Alma Delia Murillo: Tazas de café
Cuento al café entre mis taras, manías y bálsamos; encaja en todas. Pertenezco al grupo de humanoides que sin tomar un café por la mañana son incapaces de mutar a humanos.
Es imprescindible para mí. El café me centra, me alinea el alma con el cuerpo y la actividad neuronal, me pone completa en el mundo.
Cuando mis hermanos y yo éramos niños, mi madre (mormona transitoria en su búsqueda de algo en qué creer) evitaba a toda costa que bebiéramos ese veneno que nos iba a dejar enanos porque los niños que toman café no crecen y porque tomar café es pecado. Nos daban una infamia aberrante llamada café de soya. Una calamidad, una desgracia, una vileza. Así que descubrí el café auténtico hasta que me fui de casa y creo que ese es el verdadero estandarte de mi emancipación adolescente.
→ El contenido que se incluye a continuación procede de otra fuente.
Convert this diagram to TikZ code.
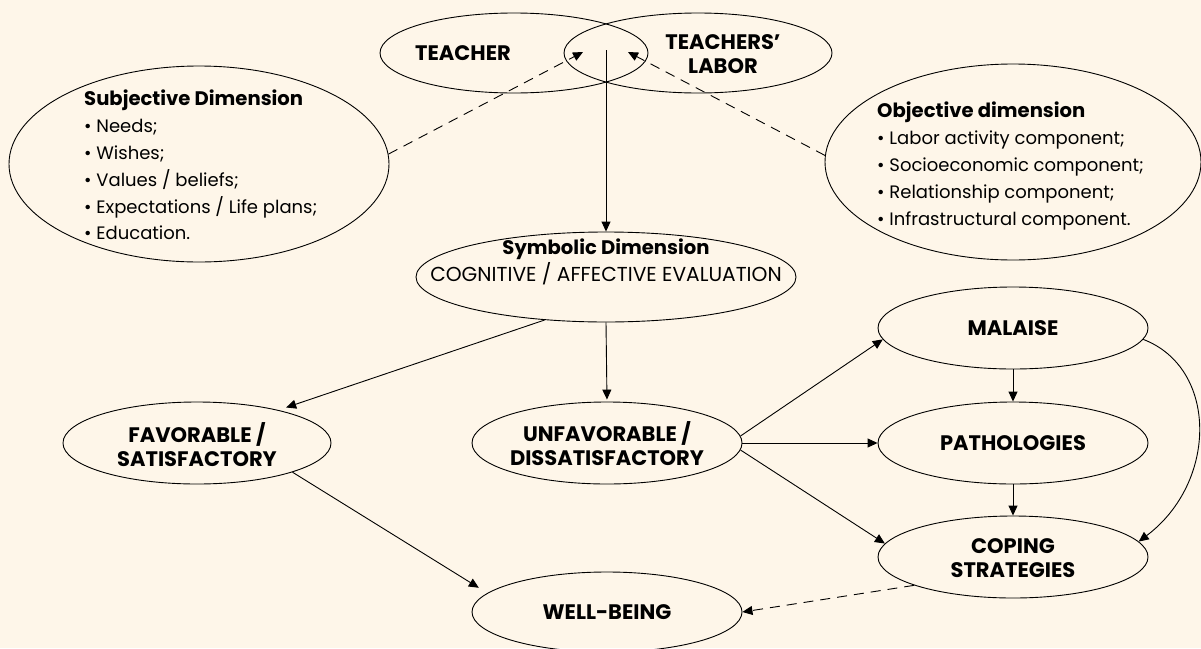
\documentclass[tikz,border=0pt]{standalone}
\usepackage{fontspec}
\setmainfont{Poppins}
\usetikzlibrary{arrows.meta,shapes.geometric}
\definecolor{bgcol}{RGB}{254,246,233}
\newcommand\lblfont{\fontsize{21}{24}\selectfont\bfseries}
\newcommand\titfont{\fontsize{19.6}{27}\selectfont\bfseries}
\newcommand\bulfont{\fontsize{18}{26.8}\selectfont}
\newcommand\capfont{\fontsize{20.2}{27}\selectfont}
\begin{document}
\begin{tikzpicture}[x=1pt,y=-1pt,
  ell/.style={draw, ellipse, line width=0.9pt, inner sep=0pt},
  txt/.style={inner sep=0pt, align=center, font=\lblfont},
  arr/.style={-{Triangle[length=10pt,width=9pt]}, line width=0.9pt},
  dsh/.style={arr, dash pattern=on 10pt off 7pt}]
\useasboundingbox (0,0) rectangle (1201,648);
\fill[bgcol] (0,0) rectangle (1201,648);
% top ellipses
\node[ell, minimum width=268, minimum height=80] (teacher) at (514,53) {};
\node[ell, minimum width=268, minimum height=80] (labor) at (698,53) {};
\node[txt] (teachertxt) at (463,53) {TEACHER};
\node[txt] (labortxt) at (723,54) {TEACHERS’\\LABOR};
% side ellipses
\node[ell, minimum width=380, minimum height=196] (subj) at (199,164) {};
\node[anchor=north west, align=left, inner sep=0pt, font=\bulfont] (subjtxt) at (84,90)
  {{\titfont Subjective Dimension}\\
   \textbullet\ Needs;\\
   \textbullet\ Wishes;\\
   \textbullet\ Values / beliefs;\\
   \textbullet\ Expectations / Life plans;\\
   \textbullet\ Education.};
\node[ell, minimum width=376, minimum height=196] (obj) at (1013,162) {};
\node[anchor=north west, align=left, inner sep=0pt, font=\bulfont] (objtxt) at (877,102)
  {{\titfont Objective dimension}\\
   \textbullet\ Labor activity component;\\
   \textbullet\ Socioeconomic component;\\
   \textbullet\ Relationship component;\\
   \textbullet\ Infrastructural component.};
% symbolic
\node[ell, minimum width=380, minimum height=90] (sym) at (606,277) {};
\node[font=\titfont, inner sep=0pt] (symtitle) at (606,249) {Symbolic Dimension};
\node[font=\capfont, inner sep=0pt] (symsub) at (606,274) {COGNITIVE / AFFECTIVE EVALUATION};
% evaluation nodes
\node[ell, minimum width=268, minimum height=82] (fav) at (197,443) {};
\node[txt] (favtxt) at (197,445) {FAVORABLE /\\SATISFACTORY};
\node[ell, minimum width=270, minimum height=82] (unfav) at (607,443) {};
\node[txt] (unfavtxt) at (607,444) {UNFAVORABLE /\\DISSATISFACTORY};
\node[ell, minimum width=270, minimum height=80] (wb) at (607,612) {};
\node[txt] (wbtxt) at (607,612) {WELL-BEING};
\node[ell, minimum width=270, minimum height=82] (mal) at (1013,328) {};
\node[txt] (maltxt) at (1013,328) {MALAISE};
\node[ell, minimum width=270, minimum height=82] (path) at (1013,443) {};
\node[txt] (pathtxt) at (1013,443) {PATHOLOGIES};
\node[ell, minimum width=270, minimum height=82] (cop) at (1013,557) {};
\node[txt] (coptxt) at (1013,558) {COPING\\STRATEGIES};
% connectors
\coordinate (mid) at (606,50);
\coordinate (ltip) at (583,52);
\coordinate (rtip) at (628,52);
\draw[arr] (mid) -- (sym.north);
\draw[dsh] (subj.3) -- (ltip);
\draw[dsh] (obj.178) -- (rtip);
\draw[arr, shorten >=8pt] (sym.215) -- (fav.22);
\draw[arr, shorten >=2pt] (sym.south) -- (unfav.north);
\draw[arr, shorten >=10pt] (fav.-17) -- (wb.171);
\draw[arr] (unfav.3) -- (mal.185);
\draw[arr] (unfav.east) -- (path.west);
\draw[arr] (unfav.-3) -- (cop.174);
\draw[arr] (mal.south) -- (path.north);
\draw[arr] (path.south) -- (cop.north);
\draw[arr] (mal.-5) .. controls (1218,368) and (1218,482) .. (cop.7);
\draw[dsh] (cop.196) -- (wb.east);
\end{tikzpicture}
\end{document}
Estoy convencida de que se manifiesta algo de la afinidad de carácter en la preferencia por esta bebida. Mis mejores compañeros de viaje han resultado aquellos a los que les gusta el café tanto como a mí. Podría decir con precisión cómo toma el café cada una de las personas que he amado y que amo aunque no me acuerde bien de su fecha de cumpleaños.
El café es un placer dentro de otro y luego dentro de otro y otro. No sólo el sabor de la bebida misma. Porque aunque tengo claro que me gusta muy caliente, sin azúcar ni ningún tipo de endulzante y con un toquecito de crema; también sé que me gusta sujetar la taza con las dos manos, que me gustan las tazas blancas para servirlo y que me agobia mucho cuando dos personas toman café en tazas diferentes, que lo prefiero cuando es aceitoso y huele achocolatado, que me gusta mirarlo y olerlo antes de dar el primer trago.
Hoy vi apiladas un montón de tazas de café sucias en la cocina de un restaurante, miré hacia las mesas, me sentí frente a un abismo de historias porque yo creo que todas las tazas de café tienen algo que contar. Así como hay ojeras bien ganadas, cultivadas primorosamente y ojeras ganadas a lo puro pendejo, hay tazas de café memorables y otras que nos pudimos haber ahorrado. Así también hay —seamos honestos— relaciones e intentos de relaciones que, si no estaríamos dispuestos a cancelar con un borrón o tachón inmisericorde, al menos nos preguntamos qué carajos hacíamos ahí. En ese segmento de relaciones insulsas agrupo yo a un par de hombres a los que no les gustaba el café. De plano.
Que si el café tiene propiedades curativas o atenta contra la salud, no me interesa. Abomino de nuestro culto a lo saludable que lo único que refleja es que estamos más enfermos que nunca. Me interesan sus historias, asimilar el hecho de que tener un café entre las manos es de verdad un lujo. Me interesa sentir eso que ahora mismo está saltando en mi interior, ahí está: dos personajes a los que une la historia de una taza de café, corro a anotar el argumento en el cuaderno de ideas y pronto me doy cuenta de que estoy tratando de inventar no sólo el hilo negro, sino el café negro. Qué obviedad, qué tarugada. De cualquier manera sé que voy a intentar ese relato, cómo no. Tal vez lo termine y vaya directo a la basura, pero con una taza de café entre las manos nunca se sabe.
Gracias por el que hoy se tomaron conmigo, que en el fondo de su taza se revele un buen augurio.